Money Tree — Extra Cash for the Holidays

Note: This post was written by a guest author.

The holiday season is just around the corner!  I had a rude awakening last week when I realized I just have five more paychecks until December 25th arrives. That got me thinking about how to bring in extra money, not just for the holidays but to help provide a nice cushion for those rainy days that are sure to come.

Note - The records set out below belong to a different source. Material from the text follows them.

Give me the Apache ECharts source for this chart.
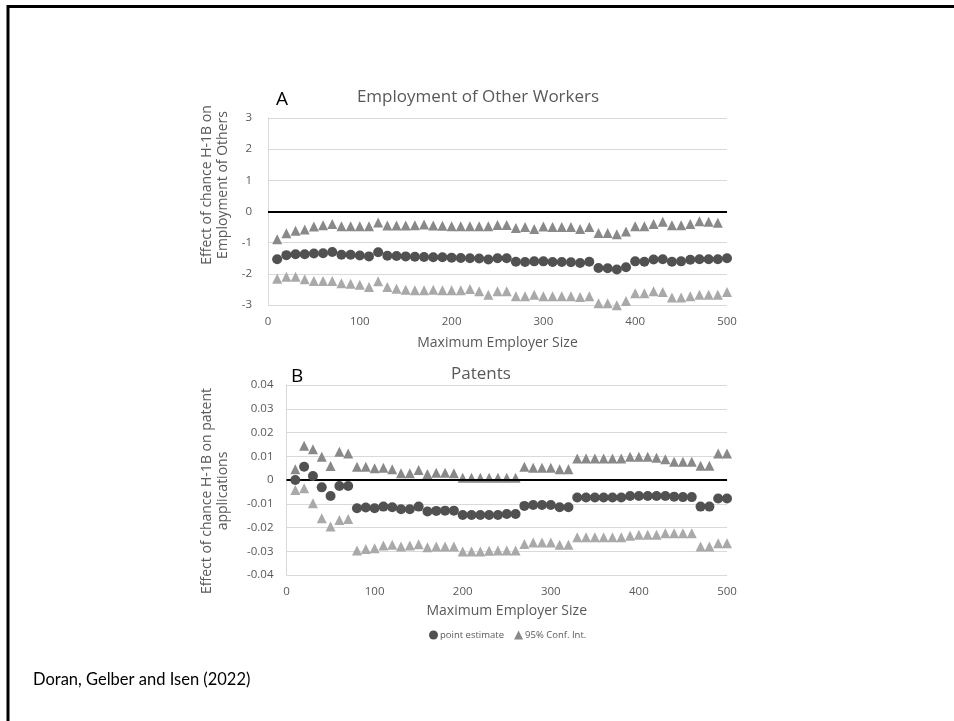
<!DOCTYPE html>
<html><head><meta charset="utf-8">
<script src="https://cdn.jsdelivr.net/npm/echarts@6/dist/echarts.min.js"></script>
<style>html,body{margin:0;padding:0;background:#fff}#c{width:954px;height:721px}</style>
</head><body><div id="c"></div>
<script>
// Maximum employer size (x values)
const sizes = [10,20,30,40,50,60,70,80,90,100,110,120,130,140,150,160,170,180,190,200,
  210,220,230,240,250,260,270,280,290,300,310,320,330,340,350,360,370,380,390,400,
  410,420,430,440,450,460,470,480,490,500];

// Panel A: Employment of Other Workers
const empPoint = [-1.53,-1.40,-1.37,-1.37,-1.35,-1.34,-1.30,-1.39,-1.39,-1.41,-1.44,-1.31,-1.42,-1.43,-1.44,-1.45,-1.46,-1.47,-1.47,-1.48,
  -1.49,-1.50,-1.51,-1.54,-1.50,-1.50,-1.61,-1.62,-1.60,-1.60,-1.62,-1.62,-1.63,-1.65,-1.61,-1.81,-1.82,-1.86,-1.79,-1.60,
  -1.61,-1.54,-1.53,-1.61,-1.60,-1.55,-1.53,-1.53,-1.53,-1.50];
const empUpper = [-0.89,-0.70,-0.62,-0.58,-0.48,-0.44,-0.40,-0.47,-0.47,-0.47,-0.47,-0.35,-0.45,-0.45,-0.45,-0.44,-0.42,-0.45,-0.46,-0.47,
  -0.47,-0.47,-0.47,-0.47,-0.43,-0.43,-0.53,-0.50,-0.56,-0.48,-0.50,-0.50,-0.50,-0.56,-0.50,-0.69,-0.69,-0.73,-0.64,-0.47,
  -0.47,-0.40,-0.33,-0.44,-0.44,-0.40,-0.31,-0.33,-0.36,null];
const empLower = [-2.16,-2.09,-2.09,-2.17,-2.23,-2.23,-2.23,-2.30,-2.32,-2.35,-2.42,-2.24,-2.42,-2.48,-2.51,-2.53,-2.53,-2.51,-2.53,-2.53,
  -2.53,-2.49,-2.56,-2.67,-2.56,-2.56,-2.72,-2.72,-2.67,-2.72,-2.72,-2.72,-2.72,-2.74,-2.72,-2.94,-2.94,-3.01,-2.87,-2.62,
  -2.62,-2.56,-2.58,-2.76,-2.76,-2.72,-2.67,-2.67,-2.67,-2.58];

// Panel B: Patents
const patPoint = [0.0000,0.0056,0.0017,-0.0031,-0.0067,-0.0025,-0.0025,-0.0119,-0.0116,-0.0119,-0.0112,-0.0115,-0.0123,-0.0123,-0.0112,-0.0133,-0.0130,-0.0129,-0.0129,-0.0147,
  -0.0147,-0.0147,-0.0147,-0.0147,-0.0143,-0.0143,-0.0109,-0.0105,-0.0105,-0.0105,-0.0115,-0.0115,-0.0074,-0.0074,-0.0074,-0.0074,-0.0074,-0.0074,-0.0067,-0.0067,
  -0.0067,-0.0067,-0.0067,-0.0070,-0.0072,-0.0072,-0.0112,-0.0112,-0.0078,-0.0078];
const patUpper = [0.0045,0.0144,0.0129,0.0098,0.0059,0.0119,0.0112,0.0056,0.0056,0.0049,0.0052,0.0045,0.0028,0.0028,0.0042,0.0025,0.0031,0.0031,0.0028,0.0010,
  0.0010,0.0010,0.0010,0.0010,0.0010,0.0010,0.0056,0.0052,0.0052,0.0052,0.0045,0.0045,0.0091,0.0091,0.0091,0.0091,0.0091,0.0091,0.0098,0.0098,
  0.0098,0.0094,0.0087,0.0077,0.0077,0.0077,0.0060,0.0060,0.0112,0.0112];
const patLower = [-0.0042,-0.0035,-0.0098,-0.0161,-0.0196,-0.0168,-0.0164,-0.0297,-0.0290,-0.0287,-0.0276,-0.0273,-0.0280,-0.0276,-0.0270,-0.0283,-0.0280,-0.0280,-0.0280,-0.0301,
  -0.0301,-0.0301,-0.0298,-0.0297,-0.0297,-0.0297,-0.0269,-0.0263,-0.0263,-0.0263,-0.0273,-0.0273,-0.0241,-0.0241,-0.0241,-0.0241,-0.0241,-0.0241,-0.0235,-0.0231,
  -0.0231,-0.0231,-0.0224,-0.0224,-0.0224,-0.0224,-0.0280,-0.0280,-0.0266,-0.0266];

const xTicksMax = 500;
const empTicks = {min:-3, max:3, step:1};
const patTicks = {min:-0.04, max:0.04, step:0.01};

const FONT = "'Open Sans', 'Noto Sans', sans-serif";
const C_PT = '#515151', C_UP = '#898989', C_LO = '#a9a9a9';
const pairs = ys => sizes.map((x,i) => ys[i] == null ? [x, '-'] : [x, ys[i]]);

const chart = echarts.init(document.getElementById('c'), null, {renderer:'canvas'});

const xAxisCommon = {
  type:'value', min:0, max:xTicksMax, interval:100,
  axisLine:{show:true, lineStyle:{color:'#d9d9d9', width:1}},
  axisTick:{show:false}, splitLine:{show:false},
  axisLabel:{color:'#595959', fontSize:11.5, fontFamily:FONT, margin:11},
  name:'Maximum Employer Size', nameLocation:'middle',
  nameTextStyle:{color:'#595959', fontSize:14, fontFamily:FONT}
};
const yAxisCommon = {
  type:'value',
  axisLine:{show:true, lineStyle:{color:'#d9d9d9', width:1}},
  axisTick:{show:false},
  splitLine:{show:true, lineStyle:{color:'#d9d9d9', width:1}},
  axisLabel:{color:'#595959', fontSize:11.5, fontFamily:FONT, margin:16}
};
const zeroLine = {symbol:'none', silent:true, label:{show:false},
  lineStyle:{color:'#000', width:2, type:'solid'}, data:[{yAxis:0}]};

function sc(name, data, xi, sym, color, size, z, mark) {
  const s = {name, type:'scatter', xAxisIndex:xi, yAxisIndex:xi, data:pairs(data), clip:false,
    symbol:sym, symbolSize:size, itemStyle:{color, opacity:1}, z, silent:true};
  if (mark) s.markLine = zeroLine;
  return s;
}

chart.setOption({
  animation:false,
  backgroundColor:'#fff',
  textStyle:{fontFamily:FONT},
  title:[
    {text:'A', left:276, top:90, padding:0, textStyle:{fontSize:19, fontWeight:'normal', color:'#000', fontFamily:FONT}},
    {text:'Employment of Other Workers', left:478, textAlign:'center', top:89, padding:0, textStyle:{fontSize:17, fontWeight:'normal', color:'#595959', fontFamily:FONT}},
    {text:'B', left:291, top:367, padding:0, textStyle:{fontSize:19, fontWeight:'normal', color:'#000', fontFamily:FONT}},
    {text:'Patents', left:481, textAlign:'center', top:366, padding:0, textStyle:{fontSize:17, fontWeight:'normal', color:'#595959', fontFamily:FONT}}
  ],
  grid:[
    {left:268, top:118, width:459, height:187},
    {left:286.5, top:385, width:440.5, height:190}
  ],
  xAxis:[
    Object.assign({}, xAxisCommon, {gridIndex:0, nameGap:31}),
    Object.assign({}, xAxisCommon, {gridIndex:1, nameGap:29})
  ],
  yAxis:[
    Object.assign({}, yAxisCommon, {gridIndex:0, min:empTicks.min, max:empTicks.max, interval:empTicks.step}),
    Object.assign({}, yAxisCommon, {gridIndex:1, min:patTicks.min, max:patTicks.max, interval:patTicks.step,
      axisLabel:Object.assign({}, yAxisCommon.axisLabel, {margin:13, formatter: v => (Math.round(v*100)/100).toString()})})
  ],
  legend:{
    left:424, top:625, itemWidth:9, itemHeight:9, itemGap:10,
    textStyle:{color:'#595959', fontSize:9.5, fontFamily:FONT, padding:[0,0,0,-3]},
    data:[{name:'point estimate', icon:'circle', itemStyle:{color:C_PT}},
          {name:'95% Conf. Int.', icon:'triangle', itemStyle:{color:C_UP}}],
    selectedMode:false
  },
  series:[
    sc('point estimate', empPoint, 0, 'circle', C_PT, 10, 5, true),
    sc('95% Conf. Int.', empUpper, 0, 'triangle', C_UP, 10, 4),
    sc('95% Conf. Int.', empLower, 0, 'triangle', C_LO, 10, 4),
    sc('point estimate', patPoint, 1, 'circle', C_PT, 10, 5, true),
    sc('95% Conf. Int.', patUpper, 1, 'triangle', C_UP, 10, 4),
    sc('95% Conf. Int.', patLower, 1, 'triangle', C_LO, 10, 4)
  ],
  graphic:[
    {type:'line', shape:{x1:7, y1:6.5, x2:954, y2:6.5}, style:{stroke:'#000', lineWidth:3}, silent:true},
    {type:'line', shape:{x1:8, y1:5, x2:8, y2:721}, style:{stroke:'#000', lineWidth:3}, silent:true},
    {type:'text', x:207, y:185, rotation:Math.PI/2, silent:true,
      style:{text:'Effect of chance H-1B on', textAlign:'center', textVerticalAlign:'middle', fill:'#595959', fontSize:14, fontFamily:FONT}},
    {type:'text', x:223, y:185, rotation:Math.PI/2, silent:true,
      style:{text:'Employment of Others', textAlign:'center', textVerticalAlign:'middle', fill:'#595959', fontSize:14, fontFamily:FONT}},
    {type:'text', x:207, y:491, rotation:Math.PI/2, silent:true,
      style:{text:'Effect of chance H-1B on patent', textAlign:'center', textVerticalAlign:'middle', fill:'#595959', fontSize:14, fontFamily:FONT}},
    {type:'text', x:223, y:491, rotation:Math.PI/2, silent:true,
      style:{text:'applications', textAlign:'center', textVerticalAlign:'middle', fill:'#595959', fontSize:14, fontFamily:FONT}},
    {type:'text', x:33, y:680, silent:true,
      style:{text:'Doran, Gelber and Isen (2022)', textAlign:'left', textVerticalAlign:'middle', fill:'#000', fontSize:16.5, fontFamily:"Lato, 'Open Sans', sans-serif"}}
  ]
});
</script></body></html>
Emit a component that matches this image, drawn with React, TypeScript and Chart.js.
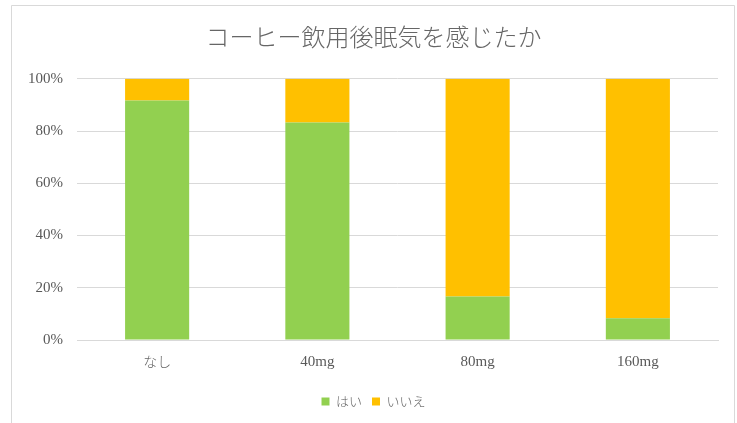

Here’s what I came up with; some are tried and true, while others just require some legwork.

The Handyman Can!

Handy around the house?  Get the word out that you can provide simple ‘honey do’ tasks around the home. Advertise yourself on Facebook, Craigslist, or post bulletins in local senior centers or churches; advertising in those formats will range from free to extreme low cost, allowing you to make more money.

Assisting from Afar

Look into being a virtual assistant.  In the current economic climate there are a host of companies looking for these.  This position offers flexibility, and the option to work full or part-time at your discretion.

Information Technology

There are an abundance of people who need technology for work and their home life.  Yet, most of those people don’t know how to set up networks, hook up stereos, or solve simple computer problems.  If this is an area you are comfortable with, advertise yourself in the formats listed above.  The best part about this tip is once you do help that person with their computer, you can offer your services about a year or so later to “clean up” their system (i.e. dump spyware, malware, etc.) and continually check back to offer tech support.

Transfer Your Skills

If you are especially savvy with different forms of media (VHS, DVD, CD, iPods/MP3 players), offer to transfer outdated formats to more sophisticated ones.  Even something as simple as scanning old photos for someone and burning those onto a disk could bring extra money your way.

Sing, Sing, Sing

Have a great voice and don’t have stage fright?  Try offering your services to local churches or as a soloist for weddings.

It’s Sew Easy!

Put your sewing skills to work!  If you aren’t comfortable doing custom clothing for kids, try specializing in garments that don’t require as much durability like costumes, dress up clothes or tutus.  Etsy is a great venue to sell these kinds of goods.

Consignment Time

Everyone knows to clean out the closets and take gently worn clothing to a consignment shop.  Though this new tip requires a bit more legwork, but can still pull in some money.  Shop neighborhood yard sales for gently worn clothing, buy up those items and take them to a consignment shop.  Generally, the shop will offer a larger return, giving you a profit.

The Great Bake Sale

Christmas is right around the corner which means lots of small businesses and corporations will be throwing parties.  Offer to make their cookie plates or pastries for them.  As long as you aren’t making treats that contain costly ingredients, you will be able to undersell catering companies and give yourself a nice profit.

Scrapbook Success

If you’ve found your niche in scrapbooking, get yourself out there!  People looking to give that sentimental anniversary gift, or commemorate an event will pay good money for someone to create a scrapbook for them!  You can also parlay this into custom greeting cards and invitations.

Walk the Dog

Offer dog walking services.  Typical dog walkers typically charge between $15-$20 for a twenty minute walk for a single dog.  Increase your fee if handling multiple dogs per customer. Added bonus: you are getting exercise too! Don’t forget to pick up after the pet, please.

Spic and Span

Everyone can clean a home, but only some can make it pristine.  Put restless energy to good use.  Charging $20 an hour for basic tasks sounds reasonable to the customer and gives you a fair compensation. If you develop a rapport with just two or three customers this could provide a substantial, reliable second income.

Plan Ahead — Moneymaking Tips

Before you run off to make that extra money, here are some things to keep in mind before entering the service industry:

  • Get all agreements for service and payment in writing, as well as any particulars that might be of concern.  Often you can find generic contracts online that will help you do this.
  • If possible get payment up front so that you aren’t shortchanged in any way. At the very least require a hefty deposit toward final bill.
  • Be sure to talk with a financial advisor before delving into this.  Not only will this help you avoid any tax penalties, but it will help you to take advantage of any tax write-off’s.
  • Remember that word of mouth is what really drives side businesses like these.  If you venture into two or more of these services, remember to cross-sell to your customers.
  • Keep it professional, keep it friendly, keep on task and these tips will work for you!